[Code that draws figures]
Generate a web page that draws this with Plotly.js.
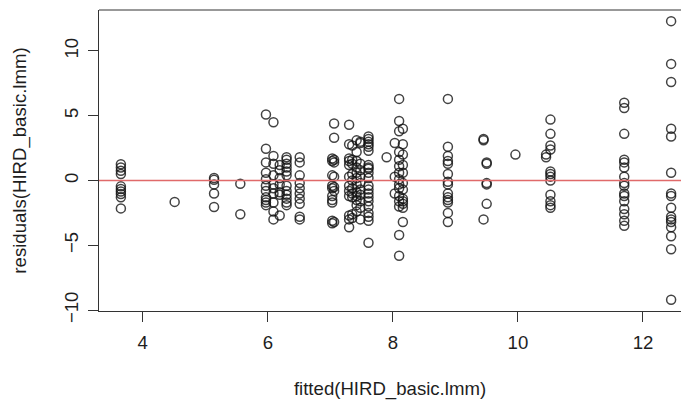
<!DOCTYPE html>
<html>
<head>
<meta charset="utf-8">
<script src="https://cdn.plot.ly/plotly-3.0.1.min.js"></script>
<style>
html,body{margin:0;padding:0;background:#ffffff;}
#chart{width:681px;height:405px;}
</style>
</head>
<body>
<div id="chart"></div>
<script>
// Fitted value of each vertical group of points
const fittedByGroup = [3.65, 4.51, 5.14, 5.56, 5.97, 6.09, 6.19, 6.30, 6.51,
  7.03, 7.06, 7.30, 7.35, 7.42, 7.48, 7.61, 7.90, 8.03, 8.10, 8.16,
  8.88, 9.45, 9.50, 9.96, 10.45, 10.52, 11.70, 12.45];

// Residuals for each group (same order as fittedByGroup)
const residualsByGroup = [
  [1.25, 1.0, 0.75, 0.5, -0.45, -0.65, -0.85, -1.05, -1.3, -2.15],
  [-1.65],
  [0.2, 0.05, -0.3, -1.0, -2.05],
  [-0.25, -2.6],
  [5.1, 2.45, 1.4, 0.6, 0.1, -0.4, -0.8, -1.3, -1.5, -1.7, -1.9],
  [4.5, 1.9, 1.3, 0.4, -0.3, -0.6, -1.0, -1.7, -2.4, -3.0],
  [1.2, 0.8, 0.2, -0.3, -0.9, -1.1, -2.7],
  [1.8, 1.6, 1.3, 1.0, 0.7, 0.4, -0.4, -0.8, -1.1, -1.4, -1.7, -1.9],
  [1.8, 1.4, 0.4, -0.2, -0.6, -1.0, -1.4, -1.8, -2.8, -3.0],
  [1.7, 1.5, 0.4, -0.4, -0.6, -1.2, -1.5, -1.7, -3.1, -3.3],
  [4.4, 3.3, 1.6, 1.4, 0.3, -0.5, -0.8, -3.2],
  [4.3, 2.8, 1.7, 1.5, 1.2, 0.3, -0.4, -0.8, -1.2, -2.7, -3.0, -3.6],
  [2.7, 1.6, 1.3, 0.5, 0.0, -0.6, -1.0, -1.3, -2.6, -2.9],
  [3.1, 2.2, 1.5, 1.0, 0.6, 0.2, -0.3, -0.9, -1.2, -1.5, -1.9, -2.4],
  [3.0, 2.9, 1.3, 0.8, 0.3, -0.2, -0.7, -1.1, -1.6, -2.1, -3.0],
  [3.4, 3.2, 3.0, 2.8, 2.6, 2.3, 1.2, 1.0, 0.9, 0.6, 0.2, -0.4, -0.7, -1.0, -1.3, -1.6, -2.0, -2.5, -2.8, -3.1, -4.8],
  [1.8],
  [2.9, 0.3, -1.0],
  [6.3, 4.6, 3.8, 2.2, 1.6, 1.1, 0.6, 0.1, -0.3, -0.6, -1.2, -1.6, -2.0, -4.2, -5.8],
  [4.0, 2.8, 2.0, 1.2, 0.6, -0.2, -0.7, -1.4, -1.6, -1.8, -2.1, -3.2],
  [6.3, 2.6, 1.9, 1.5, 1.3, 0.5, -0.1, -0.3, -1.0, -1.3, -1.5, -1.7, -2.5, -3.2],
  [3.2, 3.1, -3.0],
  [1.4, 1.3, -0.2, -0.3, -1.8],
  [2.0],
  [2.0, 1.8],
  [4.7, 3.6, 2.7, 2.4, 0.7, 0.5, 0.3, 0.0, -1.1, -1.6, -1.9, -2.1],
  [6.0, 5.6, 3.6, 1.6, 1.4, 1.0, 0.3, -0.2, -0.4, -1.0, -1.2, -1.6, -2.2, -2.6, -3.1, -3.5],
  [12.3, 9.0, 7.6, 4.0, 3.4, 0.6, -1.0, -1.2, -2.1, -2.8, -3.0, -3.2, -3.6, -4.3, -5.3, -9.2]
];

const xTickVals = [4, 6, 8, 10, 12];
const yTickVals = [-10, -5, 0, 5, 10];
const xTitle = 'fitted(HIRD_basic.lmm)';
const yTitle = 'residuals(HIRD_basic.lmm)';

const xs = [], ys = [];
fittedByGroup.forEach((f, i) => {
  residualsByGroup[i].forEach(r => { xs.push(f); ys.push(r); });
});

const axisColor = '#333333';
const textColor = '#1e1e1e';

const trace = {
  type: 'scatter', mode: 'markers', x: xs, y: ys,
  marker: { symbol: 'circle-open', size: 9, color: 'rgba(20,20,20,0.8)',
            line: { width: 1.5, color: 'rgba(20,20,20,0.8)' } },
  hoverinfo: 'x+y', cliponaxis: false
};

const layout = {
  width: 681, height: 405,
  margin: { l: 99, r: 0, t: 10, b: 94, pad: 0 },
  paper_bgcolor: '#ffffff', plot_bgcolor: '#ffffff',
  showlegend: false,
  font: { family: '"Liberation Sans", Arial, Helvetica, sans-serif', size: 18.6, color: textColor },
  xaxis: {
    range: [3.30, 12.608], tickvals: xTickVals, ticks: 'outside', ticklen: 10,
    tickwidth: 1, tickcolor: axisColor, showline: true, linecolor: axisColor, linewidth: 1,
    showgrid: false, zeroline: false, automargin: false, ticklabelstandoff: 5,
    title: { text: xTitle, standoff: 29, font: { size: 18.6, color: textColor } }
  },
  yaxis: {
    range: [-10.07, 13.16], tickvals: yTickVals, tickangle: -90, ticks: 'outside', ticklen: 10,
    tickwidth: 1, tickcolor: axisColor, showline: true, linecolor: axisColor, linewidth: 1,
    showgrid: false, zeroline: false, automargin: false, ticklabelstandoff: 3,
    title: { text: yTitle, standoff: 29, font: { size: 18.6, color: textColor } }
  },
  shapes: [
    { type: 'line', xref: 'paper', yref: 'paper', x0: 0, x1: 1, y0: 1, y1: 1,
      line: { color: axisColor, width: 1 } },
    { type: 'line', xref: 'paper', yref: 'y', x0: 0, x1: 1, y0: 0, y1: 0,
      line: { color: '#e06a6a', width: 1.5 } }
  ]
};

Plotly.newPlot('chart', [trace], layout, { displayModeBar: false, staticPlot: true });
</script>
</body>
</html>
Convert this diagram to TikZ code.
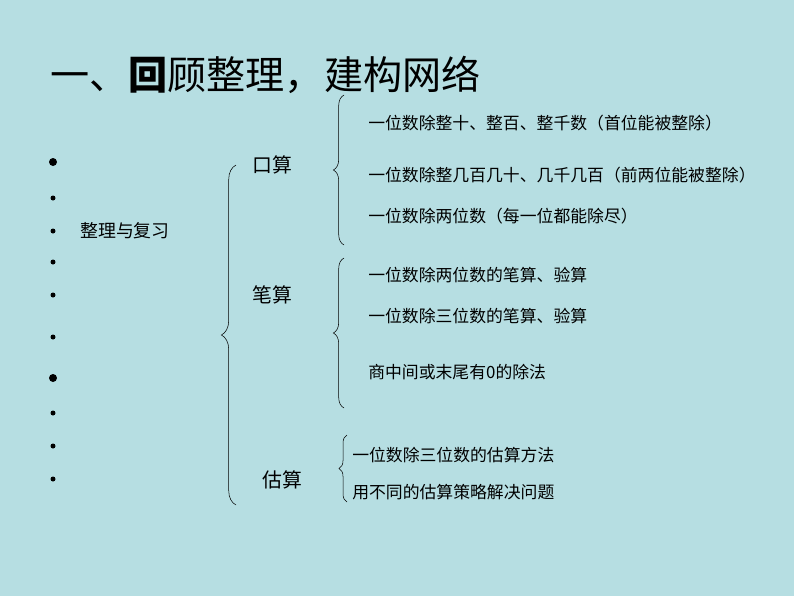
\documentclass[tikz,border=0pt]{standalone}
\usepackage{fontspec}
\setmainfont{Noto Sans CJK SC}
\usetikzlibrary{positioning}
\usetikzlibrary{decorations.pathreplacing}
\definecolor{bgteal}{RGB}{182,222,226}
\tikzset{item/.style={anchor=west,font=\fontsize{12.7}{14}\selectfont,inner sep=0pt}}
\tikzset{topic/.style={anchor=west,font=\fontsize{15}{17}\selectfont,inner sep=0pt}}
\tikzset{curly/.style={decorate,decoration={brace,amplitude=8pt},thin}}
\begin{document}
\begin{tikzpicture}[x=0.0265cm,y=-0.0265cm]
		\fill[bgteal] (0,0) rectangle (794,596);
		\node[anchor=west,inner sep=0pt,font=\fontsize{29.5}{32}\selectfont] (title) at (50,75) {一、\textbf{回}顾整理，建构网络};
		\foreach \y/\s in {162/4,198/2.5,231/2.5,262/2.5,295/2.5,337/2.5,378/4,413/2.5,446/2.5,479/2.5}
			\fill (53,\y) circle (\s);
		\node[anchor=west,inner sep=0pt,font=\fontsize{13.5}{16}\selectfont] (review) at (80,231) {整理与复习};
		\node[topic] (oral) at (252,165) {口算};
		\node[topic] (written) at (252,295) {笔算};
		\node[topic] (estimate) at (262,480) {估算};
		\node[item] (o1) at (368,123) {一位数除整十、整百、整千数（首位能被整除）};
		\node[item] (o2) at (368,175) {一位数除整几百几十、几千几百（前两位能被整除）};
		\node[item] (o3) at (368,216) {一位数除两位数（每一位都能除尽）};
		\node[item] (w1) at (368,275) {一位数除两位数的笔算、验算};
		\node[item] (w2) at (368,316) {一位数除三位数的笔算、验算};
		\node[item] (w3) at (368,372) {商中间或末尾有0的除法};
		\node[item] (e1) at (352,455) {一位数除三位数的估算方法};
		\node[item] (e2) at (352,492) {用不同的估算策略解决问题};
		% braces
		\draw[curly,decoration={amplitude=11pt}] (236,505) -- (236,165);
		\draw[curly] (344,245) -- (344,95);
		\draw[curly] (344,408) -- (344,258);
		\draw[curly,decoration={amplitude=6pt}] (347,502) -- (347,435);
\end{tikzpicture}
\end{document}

▸ **What is required**
Leave the pictures out and repeat exactly the lines from the beginning of the records to the line bearing "8.88, 9.45, 9.50, 9.96, 10.45, 10.52, 11.70, 12.45];", both ends counted.

▸ **Response for this exercise**
Generate a web page that draws this with Plotly.js.
<!DOCTYPE html>
<html>
<head>
<meta charset="utf-8">
<script src="https://cdn.plot.ly/plotly-3.0.1.min.js"></script>
<style>
html,body{margin:0;padding:0;background:#ffffff;}
#chart{width:681px;height:405px;}
</style>
</head>
<body>
<div id="chart"></div>
<script>
// Fitted value of each vertical group of points
const fittedByGroup = [3.65, 4.51, 5.14, 5.56, 5.97, 6.09, 6.19, 6.30, 6.51,
  7.03, 7.06, 7.30, 7.35, 7.42, 7.48, 7.61, 7.90, 8.03, 8.10, 8.16,
  8.88, 9.45, 9.50, 9.96, 10.45, 10.52, 11.70, 12.45];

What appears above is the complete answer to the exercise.